Capello risks all on Barry by omitting Parker and Huddlestone
Fabio Capello has pinned all his hopes on Gareth Barry regaining full fitness after the England manger left out Tom Huddlestone and Scott Parker from the World Cup squad.
It’s no secret that Capello is a fan of the Manchester City midfielder – he’s started 19 of the Italian’s 23 games in charge – but the boss’s desire to have him in the starting XI has been made clear with only Michael Carrick travelling as a like-for-like alternative.
Huddlestone apparently suffered the same fate as Leighton Baines and Theo Walcott, by being given minutes on the pitch to stake a claim for the spot only to prove to Capello he was not up to the job.
Conversely, Scott Parker didn’t play once, leading Harry Redknapp to today claim that West Ham’s player of the season was made to feel “like a ghost” during the England camp, despite impressive displays in training.
So Capello desperately wants Barry in there, but should he not be fit for the opening game against the USA, as expected, then the manager will have to resort to Plan B.
Michael Carrick is the obvious choice, but he is low in confidence following a season that nose-dived dramatically.
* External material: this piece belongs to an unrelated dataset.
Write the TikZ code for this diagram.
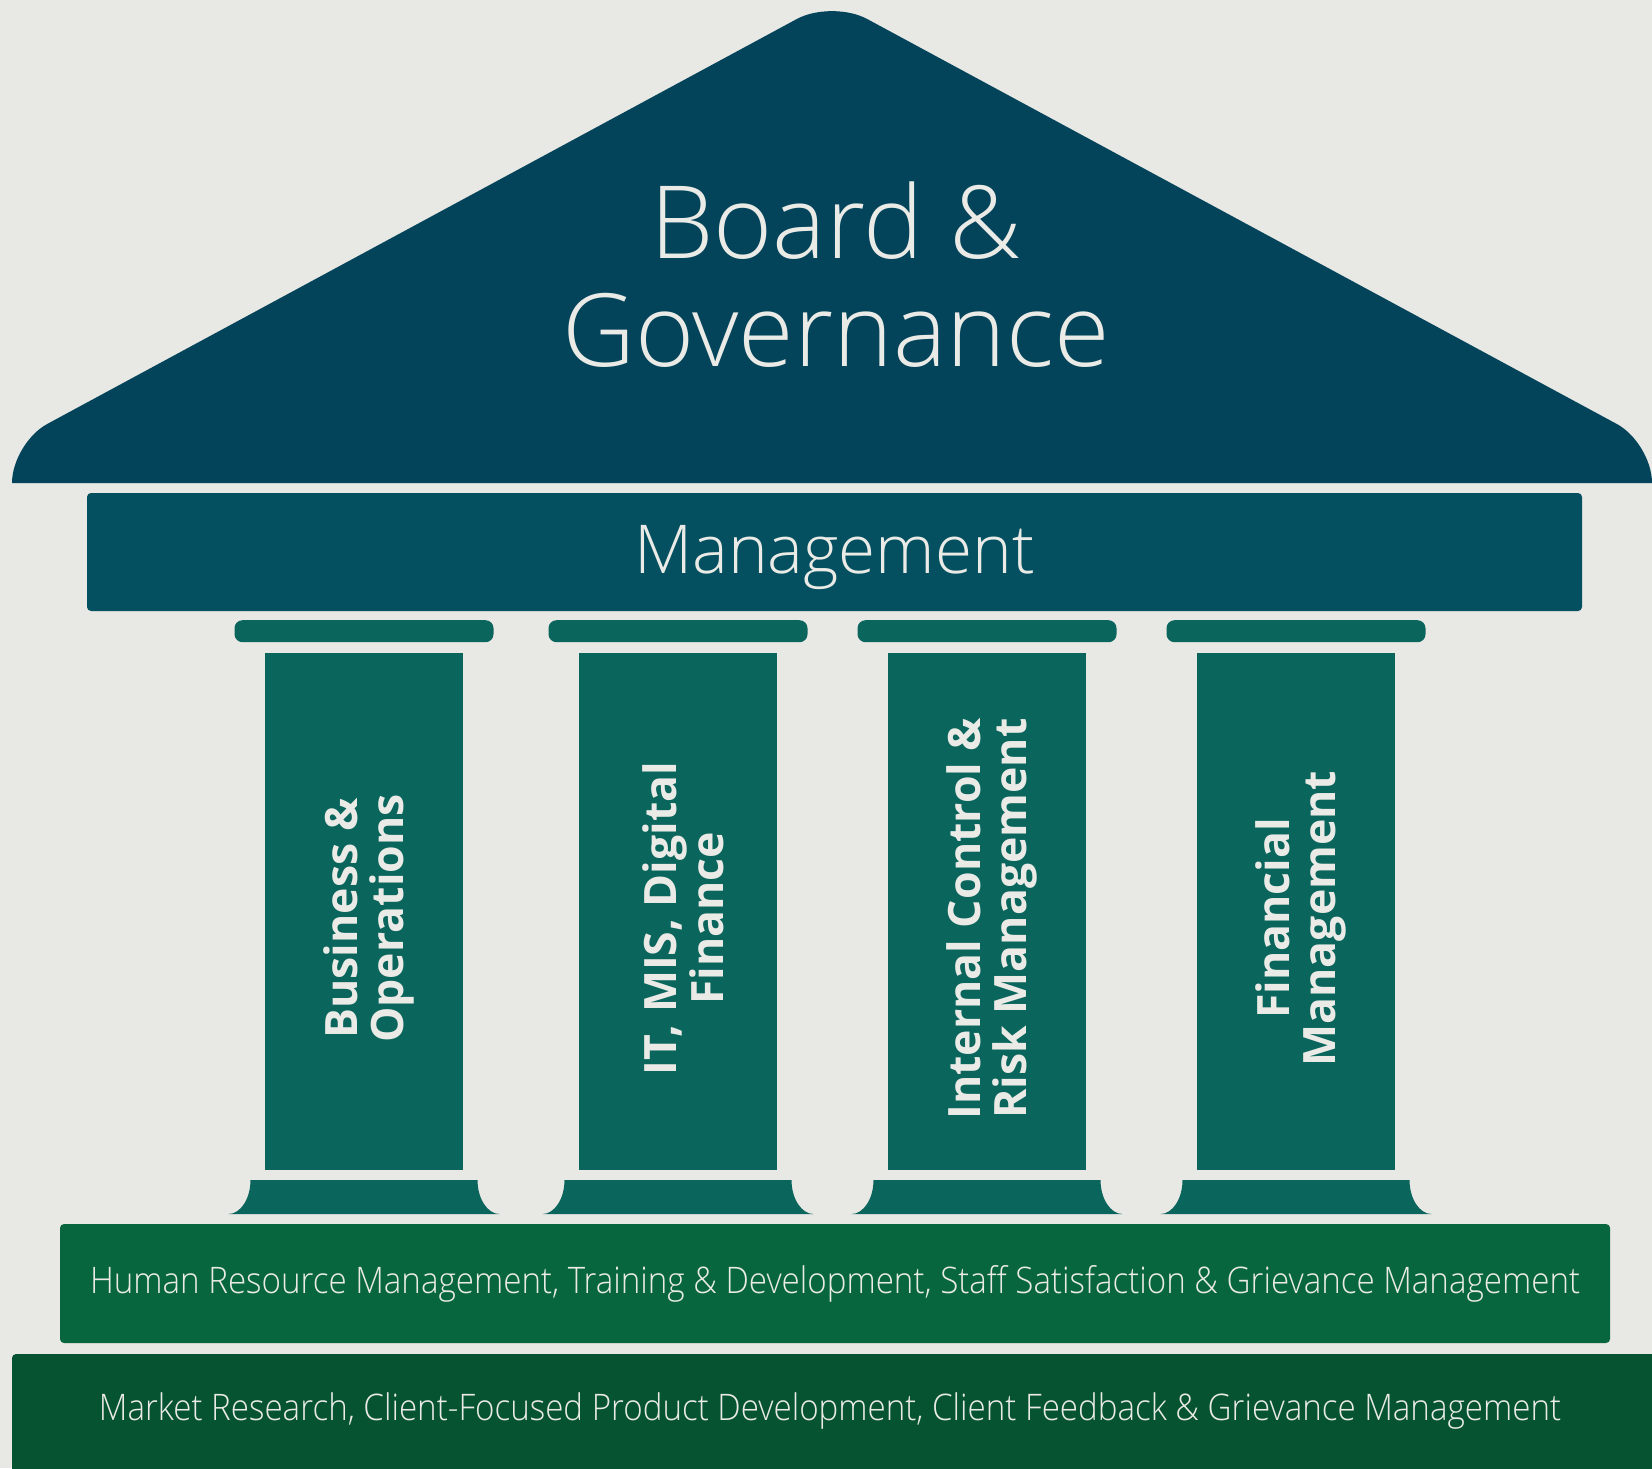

He hasn’t started for Manchester United since a weak showing against Bayern Munich and his performance against Mexico reminded people of his liability to disappear during games.
The argument over whether Gerrard and Lampard could play in the centre together has also resurfaced. Could they take it in turns to sit and hold, while the other one bombs forward?
Euro 2004 was England’s most goal-productive tournament in recent years and it saw Gerrard and Lampard start together. Lampard got three goals, while Gerrard scored one.
Paul Scholes was also in the side then though, again showing the need for a midfield fulcrum. Neither of those two is naturally suited to such a job.
The Mexico game proposed that James Milner could play there, but his below-par performance offered little real hope, and it would seem unwise to force the player into an unaccustomed destructive role in his first international tournament.
Ledley King has played well there for Spurs but looked ill at ease for England, while versatile Jamie Carragher would surely be too much of a wild card.
All these ill-fitting choices show that Barry’s loss would be a major blow to England’s defensive stability as well as their freedom to attack. And even when he is fit, will he be instantly match sharp? With a lack of alternatives, maybe England’s chances at the World Cup should be readdressed.